Gentrification is the process of rebuilding homes and businesses in an area to attract middle-class people, displacing earlier residents as a result. UNC professor of city and regional planning, Roberto Quercia, said that gentrification is something affecting the Chapel Hill area, most specifically its low-income individuals and families. 

“Housing becomes more expensive, and so low-income families who have been living in certain communities can’t afford to live there,” Quercia said. 

Quercia also said gentrification has become more common throughout the decade due to the fact that the land available for development around the Chapel Hill area has decreased and become more expensive. 

“The market will go to find an opportunity where it is cheap and those are low-income communities," Quercia said. "So, they will gentrify. It’s likely to continue and accelerate as there is less land available.”

And Bailey said the issue will continue to affect specific populations in Chapel Hill.
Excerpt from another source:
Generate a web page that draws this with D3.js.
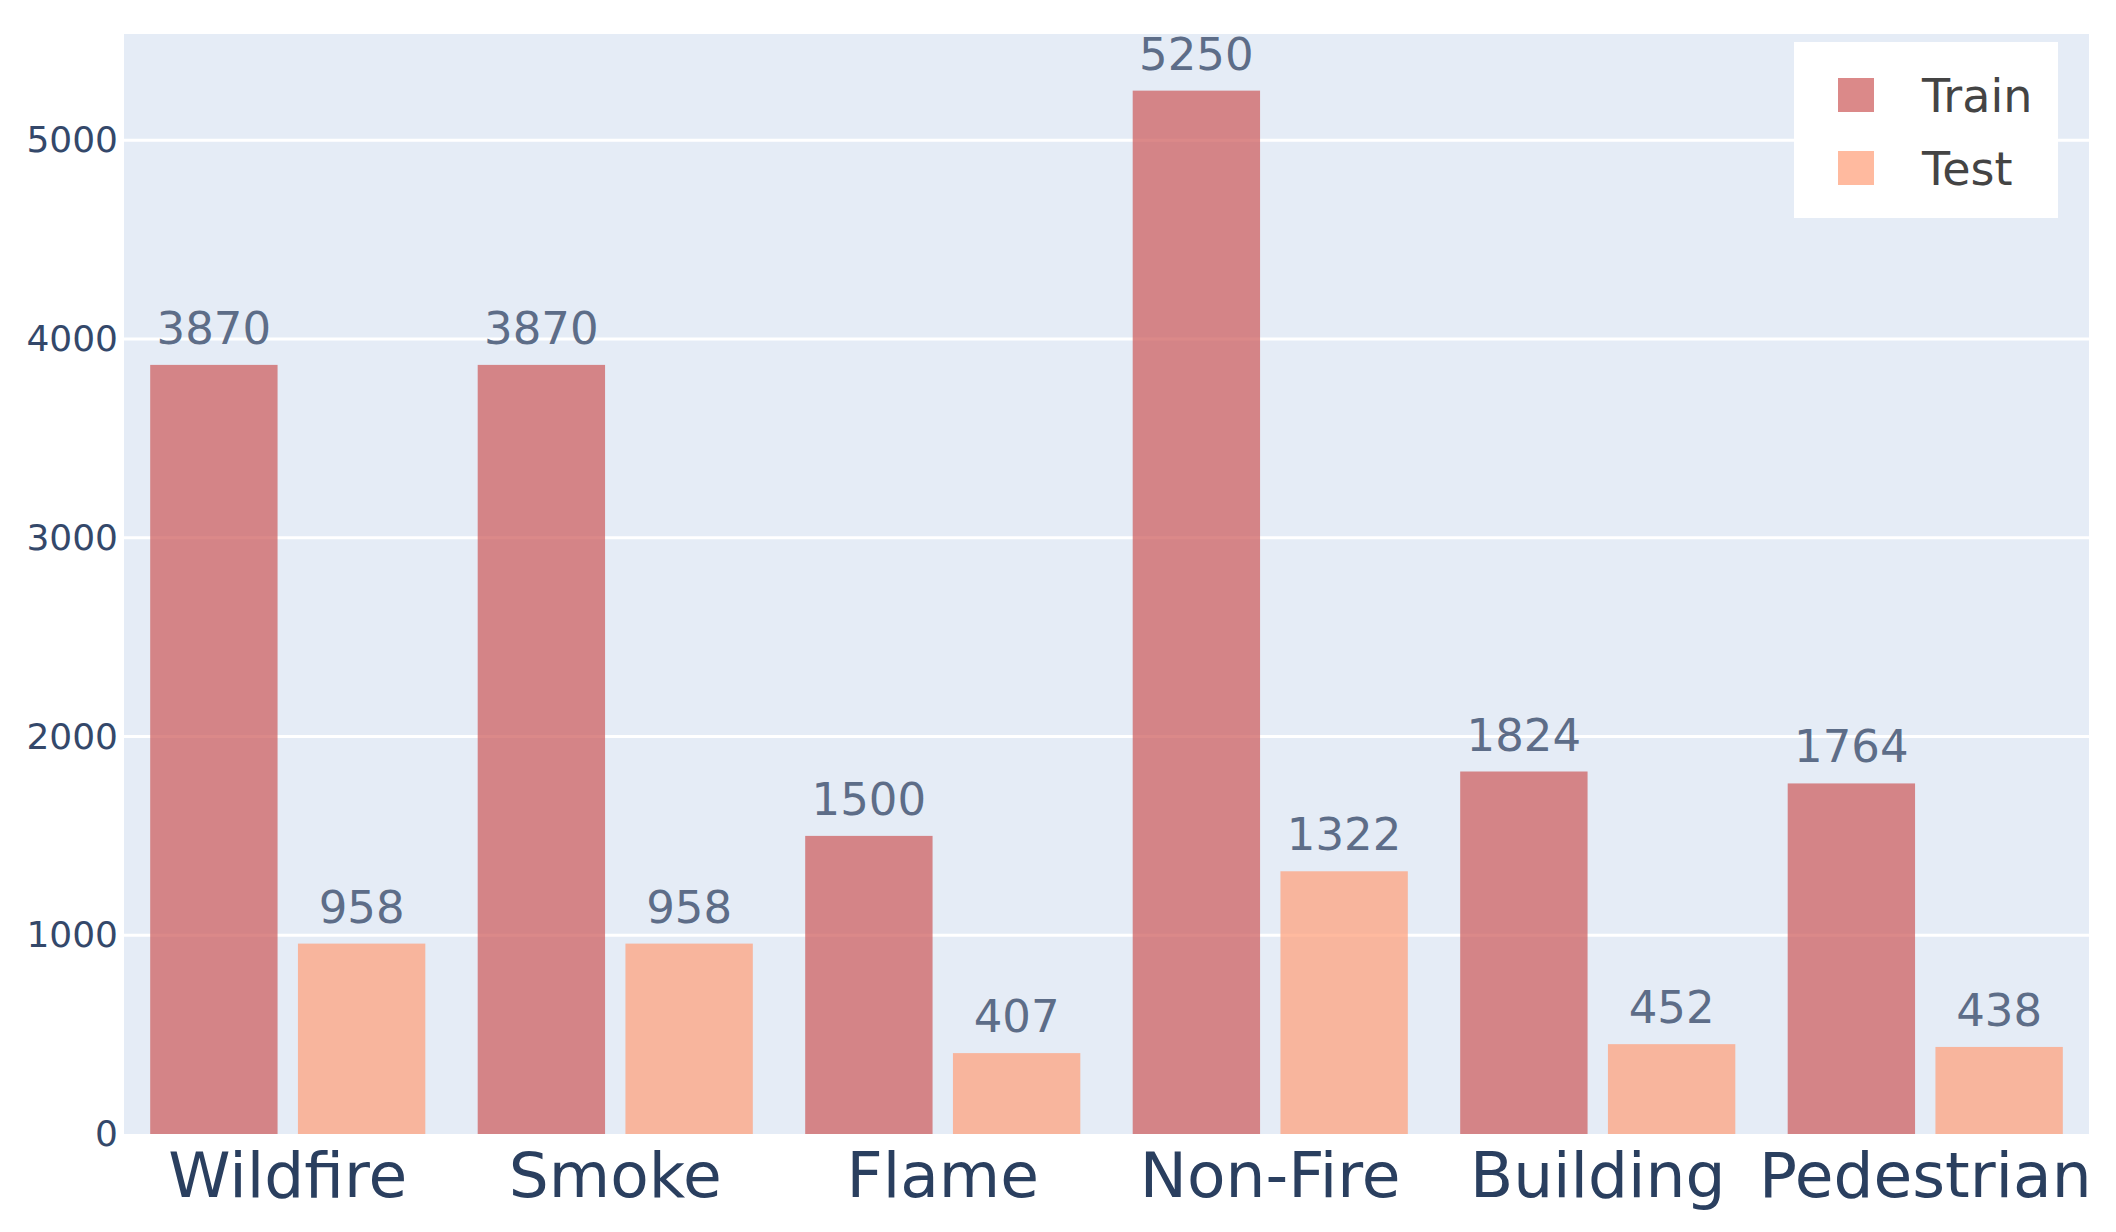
<!DOCTYPE html>
<html>
<head>
<meta charset="utf-8">
<script src="https://cdn.jsdelivr.net/npm/d3@7"></script>
<style>
  html, body { margin: 0; padding: 0; background: #ffffff; }
  svg { display: block; }
</style>
</head>
<body>
<svg id="chart" width="2116" height="1232"></svg>
<script>
const categories = ["Wildfire", "Smoke", "Flame", "Non-Fire", "Building", "Pedestrian"];
const seriesNames = ["Train", "Test"];
const trainValues = [3870, 3870, 1500, 5250, 1824, 1764];
const testValues = [958, 958, 407, 1322, 452, 438];
const yTicks = [0, 1000, 2000, 3000, 4000, 5000];
const yMax = 5535;

const colors = { Train: "#cd5c5c", Test: "#ffa07a" };
const font = "'DejaVu Sans', Verdana, sans-serif";

const svg = d3.select("#chart");
const plot = { left: 124, right: 2089, top: 34, bottom: 1134 };

const x0 = d3.scaleBand().domain(categories)
  .range([plot.left, plot.right]).paddingInner(0.16).paddingOuter(0.08);
const x1 = d3.scaleBand().domain(seriesNames)
  .range([0, x0.bandwidth()]).paddingInner(0.138).paddingOuter(0);
const y = d3.scaleLinear().domain([0, yMax]).range([plot.bottom, plot.top]);

// background
svg.append("rect")
  .attr("x", plot.left).attr("y", plot.top)
  .attr("width", plot.right - plot.left).attr("height", plot.bottom - plot.top)
  .attr("fill", "#e5ecf6");

// gridlines
svg.append("g").selectAll("line").data(yTicks.filter(d => d > 0)).join("line")
  .attr("x1", plot.left).attr("x2", plot.right)
  .attr("y1", d => y(d)).attr("y2", d => y(d))
  .attr("stroke", "#ffffff").attr("stroke-width", 3);

// y axis
const yAxis = d3.axisLeft(y).tickValues(yTicks).tickSize(0).tickPadding(6).tickFormat(d3.format("d"));
const yg = svg.append("g").attr("transform", `translate(${plot.left},0)`).call(yAxis);
yg.select(".domain").remove();
yg.selectAll("text").attr("font-family", font).attr("font-size", 36).attr("fill", "#34486a");

// x axis
const xAxis = d3.axisBottom(x0).tickSize(0).tickPadding(18);
const xg = svg.append("g").attr("transform", `translate(0,${plot.bottom})`).call(xAxis);
xg.select(".domain").remove();
xg.selectAll("text").attr("font-family", font).attr("font-size", 63).attr("fill", "#2a3f5f")
  .attr("dy", "0.71em");

// data rows
const rows = categories.map((c, i) => ({ category: c, Train: trainValues[i], Test: testValues[i] }));

const groups = svg.append("g").selectAll("g").data(rows).join("g")
  .attr("transform", d => `translate(${x0(d.category)},0)`);

groups.selectAll("rect").data(d => seriesNames.map(s => ({ s, v: d[s] }))).join("rect")
  .attr("x", d => x1(d.s)).attr("width", x1.bandwidth())
  .attr("y", d => y(d.v)).attr("height", d => y(0) - y(d.v))
  .attr("fill", d => colors[d.s]).attr("fill-opacity", 0.72);

groups.selectAll("text.val").data(d => seriesNames.map(s => ({ s, v: d[s] }))).join("text")
  .attr("class", "val")
  .attr("x", d => x1(d.s) + x1.bandwidth() / 2)
  .attr("y", d => y(d.v) - 21)
  .attr("text-anchor", "middle")
  .attr("font-family", font).attr("font-size", 45).attr("fill", "#5d6d88")
  .text(d => d.v);

// legend
const legend = svg.append("g");
legend.append("rect").attr("x", 1794).attr("y", 42).attr("width", 264).attr("height", 176).attr("fill", "#ffffff");
const items = legend.selectAll("g").data(seriesNames).join("g")
  .attr("transform", (d, i) => `translate(1838,${95 + i * 73})`);
items.append("rect").attr("x", 0).attr("y", -17).attr("width", 36).attr("height", 34)
  .attr("fill", d => colors[d]).attr("fill-opacity", 0.72);
items.append("text").attr("x", 84).attr("y", 0).attr("dy", "0.36em")
  .attr("font-family", font).attr("font-size", 46).attr("fill", "#444444")
  .text(d => d);
</script>
</body>
</html>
“It’s the disadvantaged who lose their homes or their businesses to larger economic powers,” Bailey said. 

Parker said the Town is using funding to begin the restoration of some of the affordable housing units Chapel Hill owns. 

“We will be looking at projects like 2200 Homestead Road, which is something using Town land to create a mixed-income community that will have substantial numbers of affordable housing,” Parker said. 

As for plans going past 2020, the Town currently has a five-year goal in place in regards to affordable housing. 

“We set a five-year goal about two years ago, so we’re still working through that,” Parker said. “You can expect a few things from that.”